Leo Abrahams ‘Daylight’ (Lo Recordings)

Friend of the stars turns in hit and miss album of ambient electronica

Let’s start with some positives: on paper, producer and guitarist Leo Abrahams has great credentials. He’s collaborated with Paolo Nutini and composed film soundtracks with David Holmes, and worked with Pulp, Roxy Music and Antony And The Johnsons. This album alone features Stella Mozgawa of Warpaint on drums, a Brian Eno guest vocal, and collaborations with Karl Hyde and Leafcutter John.

Abrahams is nothing if not a great networker. Sadly, in today’s febrile media-dominated music world, dropping names such as Eno and Hyde often seems to mean more than the actual music. Forget everything that we are told to believe is important – the PR spin and the hyperbole and all the superfluous ephemera – and focus on the work itself. Which, unfortunately, doesn’t hold up all that well.

The first sign of trouble, in addition to the name-dropping and the avid networking, was Abrahams’ back catalogue. He’s made four albums previously and all have been very diverse: folk (2008’s ‘The Grape And The Grain’), art rock (2007’s ‘The Unrest Cure’), ambient electronica (2006’s ‘Scene Memory’) and straight-ahead songs (2013’s ‘Zero Sum’). Yes, in the hands of some polymath genius this diversity could signal an enviable elasticity or the Midas touch.

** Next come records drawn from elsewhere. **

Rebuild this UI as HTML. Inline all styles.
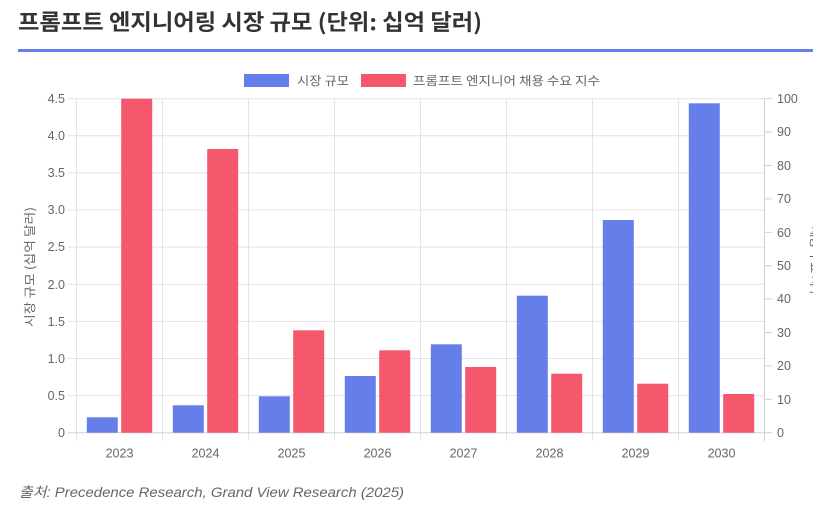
<!DOCTYPE html>
<html><head><meta charset="utf-8">
<style>
html,body{margin:0;padding:0;background:#fff;width:813px;height:508px;overflow:hidden;}
svg{display:block;}
text{font-family:"Liberation Sans","Noto Sans CJK KR",sans-serif;}
</style></head>
<body>
<svg width="813" height="508" viewBox="0 0 813 508" xmlns="http://www.w3.org/2000/svg">
<rect width="813" height="508" fill="#fff"/>
<!-- Title -->
<text x="18" y="30" font-size="22" font-weight="bold" fill="#333" textLength="464" lengthAdjust="spacingAndGlyphs" style="font-family:'Noto Sans CJK KR','Liberation Sans',sans-serif">프롬프트 엔지니어링 시장 규모 (단위: 십억 달러)</text>
<rect x="18" y="49" width="795" height="3" fill="#667eea"/>

<!-- Legend -->
<rect x="244" y="74" width="45" height="13" fill="#667eea"/>
<text x="297" y="85" font-size="12" fill="#666" textLength="52" lengthAdjust="spacingAndGlyphs" style="font-family:'Noto Sans CJK KR',sans-serif">시장 규모</text>
<rect x="361" y="74" width="45" height="13" fill="#f5576c"/>
<text x="413" y="85" font-size="12" fill="#666" textLength="187" lengthAdjust="spacingAndGlyphs" style="font-family:'Noto Sans CJK KR',sans-serif">프롬프트 엔지니어 채용 수요 지수</text>

<!-- Grid -->
<g stroke="#e4e4e4" stroke-width="1">
  <line x1="68" x2="764.5" y1="98.7" y2="98.7"/>
  <line x1="68" x2="764.5" y1="135.8" y2="135.8"/>
  <line x1="68" x2="764.5" y1="172.9" y2="172.9"/>
  <line x1="68" x2="764.5" y1="210.0" y2="210.0"/>
  <line x1="68" x2="764.5" y1="247.1" y2="247.1"/>
  <line x1="68" x2="764.5" y1="284.3" y2="284.3"/>
  <line x1="68" x2="764.5" y1="321.4" y2="321.4"/>
  <line x1="68" x2="764.5" y1="358.5" y2="358.5"/>
  <line x1="68" x2="764.5" y1="395.6" y2="395.6"/>
  <line x1="76.5" x2="76.5" y1="98.7" y2="441"/>
  <line x1="162.5" x2="162.5" y1="98.7" y2="441"/>
  <line x1="248.5" x2="248.5" y1="98.7" y2="441"/>
  <line x1="334.5" x2="334.5" y1="98.7" y2="441"/>
  <line x1="420.5" x2="420.5" y1="98.7" y2="441"/>
  <line x1="506.5" x2="506.5" y1="98.7" y2="441"/>
  <line x1="592.5" x2="592.5" y1="98.7" y2="441"/>
  <line x1="678.5" x2="678.5" y1="98.7" y2="441"/>
</g>
<g stroke="#d0d0d0" stroke-width="1">
  <line x1="68" x2="764.5" y1="432.7" y2="432.7"/>
  <line x1="764.5" x2="764.5" y1="98.7" y2="441"/>
  <line x1="764.5" x2="772" y1="98.7" y2="98.7"/>
  <line x1="764.5" x2="772" y1="132.1" y2="132.1"/>
  <line x1="764.5" x2="772" y1="165.5" y2="165.5"/>
  <line x1="764.5" x2="772" y1="198.9" y2="198.9"/>
  <line x1="764.5" x2="772" y1="232.3" y2="232.3"/>
  <line x1="764.5" x2="772" y1="265.7" y2="265.7"/>
  <line x1="764.5" x2="772" y1="299.1" y2="299.1"/>
  <line x1="764.5" x2="772" y1="332.5" y2="332.5"/>
  <line x1="764.5" x2="772" y1="365.9" y2="365.9"/>
  <line x1="764.5" x2="772" y1="399.3" y2="399.3"/>
  <line x1="764.5" x2="772" y1="432.7" y2="432.7"/>
</g>

<!-- Bars blue -->
<g fill="#667eea">
  <rect x="86.8" y="417.3" width="31" height="15.4"/>
  <rect x="172.8" y="405.3" width="31" height="27.4"/>
  <rect x="258.8" y="396.3" width="31" height="36.4"/>
  <rect x="344.8" y="376" width="31" height="56.7"/>
  <rect x="430.8" y="344.3" width="31" height="88.4"/>
  <rect x="516.8" y="295.7" width="31" height="137"/>
  <rect x="602.8" y="220" width="31" height="212.7"/>
  <rect x="688.8" y="103.3" width="31" height="329.4"/>
</g>
<!-- Bars red -->
<g fill="#f5576c">
  <rect x="121.2" y="98.7" width="31" height="334"/>
  <rect x="207.2" y="149" width="31" height="283.7"/>
  <rect x="293.2" y="330.3" width="31" height="102.4"/>
  <rect x="379.2" y="350.3" width="31" height="82.4"/>
  <rect x="465.2" y="367" width="31" height="65.7"/>
  <rect x="551.2" y="373.7" width="31" height="59"/>
  <rect x="637.2" y="383.7" width="31" height="49"/>
  <rect x="723.2" y="394" width="31" height="38.7"/>
</g>

<!-- Left ticks -->
<g font-size="12.5" fill="#666" text-anchor="end">
  <text x="65" y="103">4.5</text>
  <text x="65" y="140">4.0</text>
  <text x="65" y="177">3.5</text>
  <text x="65" y="214">3.0</text>
  <text x="65" y="251">2.5</text>
  <text x="65" y="289">2.0</text>
  <text x="65" y="326">1.5</text>
  <text x="65" y="363">1.0</text>
  <text x="65" y="400">0.5</text>
  <text x="65" y="437">0</text>
</g>
<!-- Right ticks -->
<g font-size="12.5" fill="#666" text-anchor="start">
  <text x="777" y="103">100</text>
  <text x="777" y="136">90</text>
  <text x="777" y="170">80</text>
  <text x="777" y="203">70</text>
  <text x="777" y="237">60</text>
  <text x="777" y="270">50</text>
  <text x="777" y="303">40</text>
  <text x="777" y="337">30</text>
  <text x="777" y="370">20</text>
  <text x="777" y="404">10</text>
  <text x="777" y="437">0</text>
</g>
<!-- X labels -->
<g font-size="12.5" fill="#666" text-anchor="middle">
  <text x="119.5" y="457.5">2023</text>
  <text x="205.5" y="457.5">2024</text>
  <text x="291.5" y="457.5">2025</text>
  <text x="377.5" y="457.5">2026</text>
  <text x="463.5" y="457.5">2027</text>
  <text x="549.5" y="457.5">2028</text>
  <text x="635.5" y="457.5">2029</text>
  <text x="721.5" y="457.5">2030</text>
</g>

<!-- Axis titles -->
<text transform="translate(34,267) rotate(-90)" font-size="12" fill="#666" text-anchor="middle" textLength="120" lengthAdjust="spacingAndGlyphs" style="font-family:'Noto Sans CJK KR',sans-serif">시장 규모 (십억 달러)</text>
<text transform="translate(811,262) rotate(90)" font-size="12" fill="#666" text-anchor="middle" style="font-family:'Noto Sans CJK KR',sans-serif">채용 수요 지수</text>

<!-- Footer -->
<text x="19" y="497" font-size="14" font-style="italic" fill="#666" textLength="385" lengthAdjust="spacingAndGlyphs">출처: Precedence Research, Grand View Research (2025)</text>
</svg>
</body></html>
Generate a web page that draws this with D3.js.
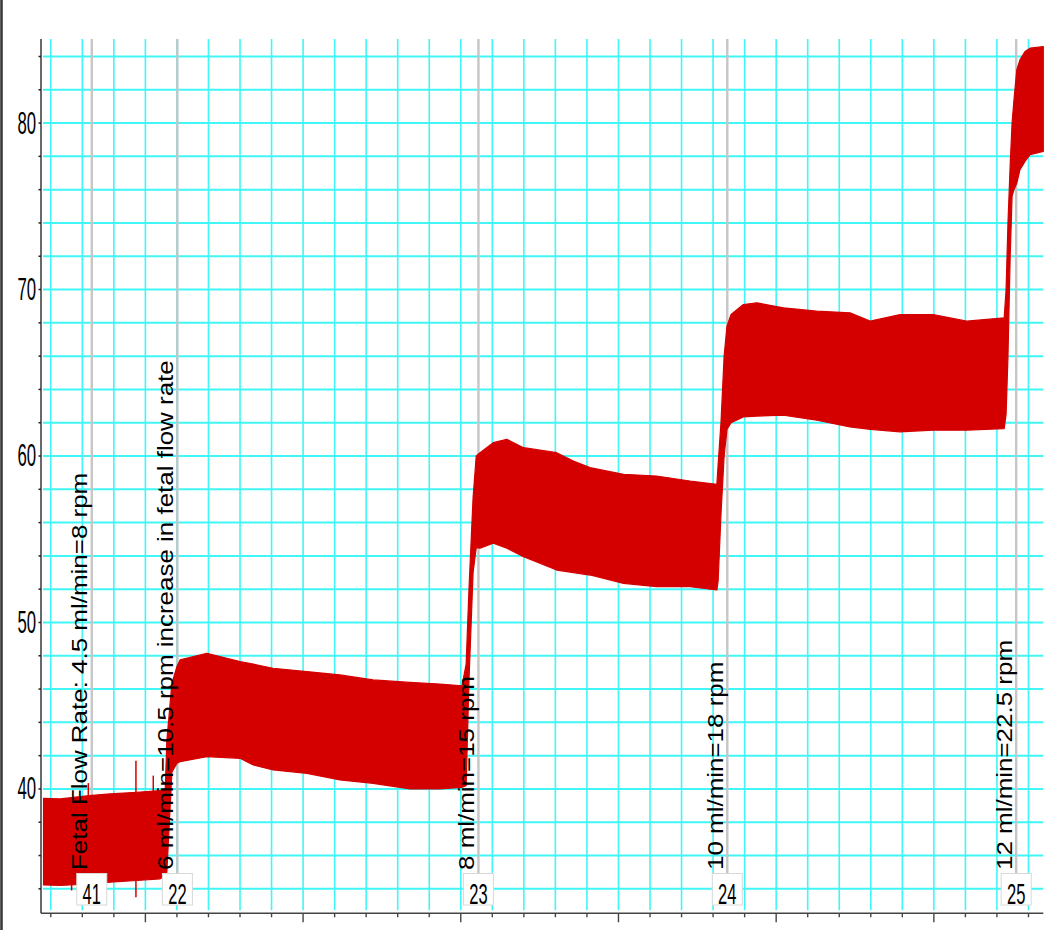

However, ‘Daylight’ appears to be a diluted mish-mash of vaguely ambient electronica that doesn’t really know what it wants to be. Indeed, midway through the opening title track, Abrahams peppers us with machine gun-like rock guitar riffs. He’s obviously trying to be experimental and lateral – there’s a reference in the notes to 1960s Chinese ink art and the idea of making music out of chance events – but I’m afraid it doesn’t work.

I wasn’t sure about it on first listening, but now after a few plays I’m convinced it’s not at all right. ‘Daylight’ is an album that made me think of the old adage, “you’ve got to know the rules in order to break them.” If your songs aren’t strong and focused in the first place, they’ll just come out like an amorphous unremarkable mess. And I’m afraid a lot of this album feels like backing tracks.

Perhaps I’m being harsh, certainly if there was one cut that charmed me it was ‘Halo Effect’, which reminded me of Japan’s oblique arthouse funk. But one track does not a summer make. Ultimately, ‘Daylight’ just isn’t compelling enough to stand alone as an album.